Tragically, the elder Frank committed suicide during a poker game at one of his San Francisco saloons in July 1912 at the age of 43, when young Herbie was 13. As the story unfolded, the elder McQuaid had allegedly entered a partnership with former city police chief John Martin, co-investing in one of the saloons. Martin allegedly dissolved the partnership and stuck McQuaid with the proverbial tab after San Francisco Mayor P.H. McCarthy, whose campaign McQuaid had supported, had fired Martin from his post. McQuaid was soon forced to file for bankruptcy. McQuaid plotted to kill Martin, but instead took his own life.4

In July 1915, 16-year-old McQuaid pitched for the Visitacion Valley neighborhood team in “The City.” He attended Mission High School. The next year, Lillian and her two sons moved across the Bay to Oakland, into the Fruitvale neighborhood. By his September 1918 war draft registration, the brown-haired, blue-eyed Herb worked as a stenographer at Globe Inspection in Oakland. No records indicate military service during this time.

On the diamond, McQuaid had success in 1919 playing for the St. Joseph’s Sodality team of east Oakland.5 Later that year, McQuaid played in the Oakland Midwinter League. He nearly threw a no-hitter in January of 1920 for the J.J. Kriegs store team. The census that year showed widowed mother Lillian, Frank Jr. (by now a dentist), and Herb living with Lillian’s sister in Oakland.

McQuaid was invited to the 1920 training camp of the local Class AA San Francisco Seals of the Pacific Coast League. “The elongated Alameda busher,” measuring at 6’3” and 180 pounds,6 threw a complete game in Stockton, site of the Seals’ camp, against a local Olympic Club contingent, and seemed “to have a regular job cinched.”7 “Baby Seals” McQuaid (age 20) and Jimmy O’Connell (age 19) both made manager Charlie Graham’s opening day roster.8 Graham soon, however, wanted to ship McQuaid to Vancouver of the Pacific International League for more seasoning. McQuaid only stayed on the roster due to pitchers Tom Seaton (a 25-game winner for the Seals in 1919) and Luther “Indian” Smith being released by the Seals due to allegations of potential ties to gamblers.9

McQuaid’s “boyhood ambition” was realized in his first professional victory, on May 18, a 2-1 complete game over the Portland Beavers at Recreation Park, where six years prior, “young McQuaid used to watch the Seals from a window of his mother’s house near the ball yard.”10 Near the season’s conclusion, teammate and catcher Sam Agnew remarked: “This kid, McQuaid, is another Christy Mathewson. He is the best young pitcher I have ever seen in the minors and I am certain he will set the Coast League on fire next season.”11 McQuaid went 8-7 in 40 games for the Seals in his initial professional season.

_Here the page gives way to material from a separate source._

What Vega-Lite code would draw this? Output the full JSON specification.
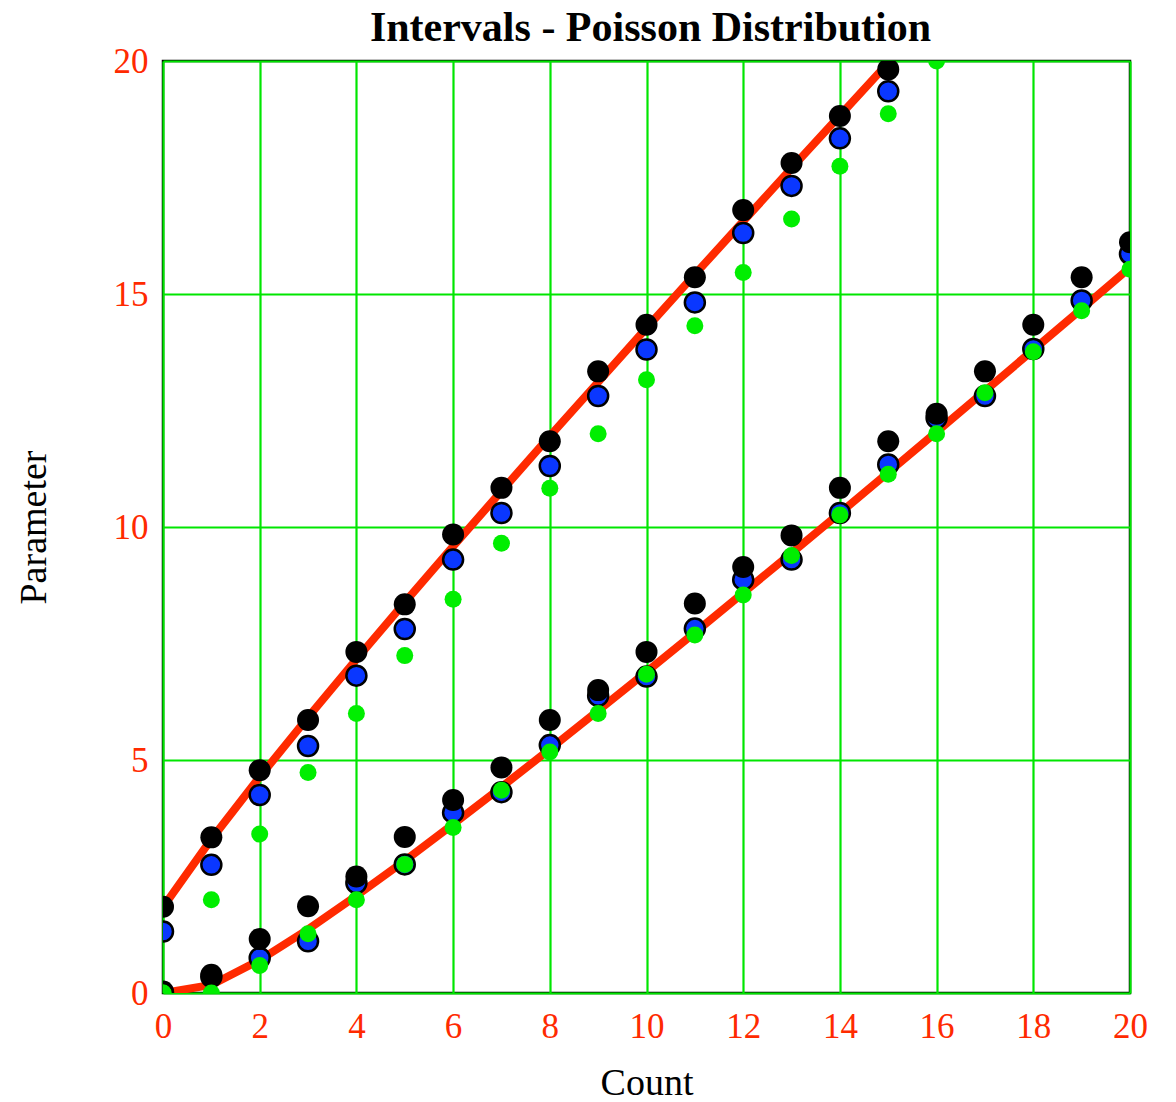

That fall, Detroit Tigers star Ty Cobb began his first set of California barnstorming tours. McQuaid was one of three Bay Area pitchers, along with Carl Holling and Bert “Lefty” Cole, rostered for “Cobb’s All-Stars” first game on October 23. In San Jose on November 25, Cobb’s crew faced a local squad.12 After two unsuccessful at-bats, Cobb complained that local starting pitcher Frank Juney was using a scuffed emery ball. The umpire allowed the prestidigitation, so Cobb quit and left the ballpark in the seventh inning. McQuaid, who had previously been relieved as the starting pitcher, was forced to re-enter the game, as the squad had no subs, and he collected a base hit. (Records indicate that Cobb had not been pinch-hit for, at least in the majors, since his rookie year of 1906.)13 Bay Area papers for decades hence would lionize Herb McQuaid as the man who once pinch-hit for Cobb.

Just three days later, McQuaid, now part of a squad led by 1920 World Series hero Walter “Duster” Mails, faced the Georgia Peach in the ninth inning of Cobb’s final California exhibition.14 McQuaid got Cobb to ground out to begin the ninth. Then, after the opponents had loaded the bases with two out, Cobb was inserted to bat again. Again, McQuaid retired Cobb, this time on a pop up, to end the threat. Both events would remain highlights for the rest of McQuaid’s life.

For the Seals in 1921, McQuaid finished with a 6-8 record in 33 games, as the team fell two games short of the PCL crown to the Los Angeles Angels. During that off-season, McQuaid even laced them up as center for the St. Joseph’s Sodality basketball team.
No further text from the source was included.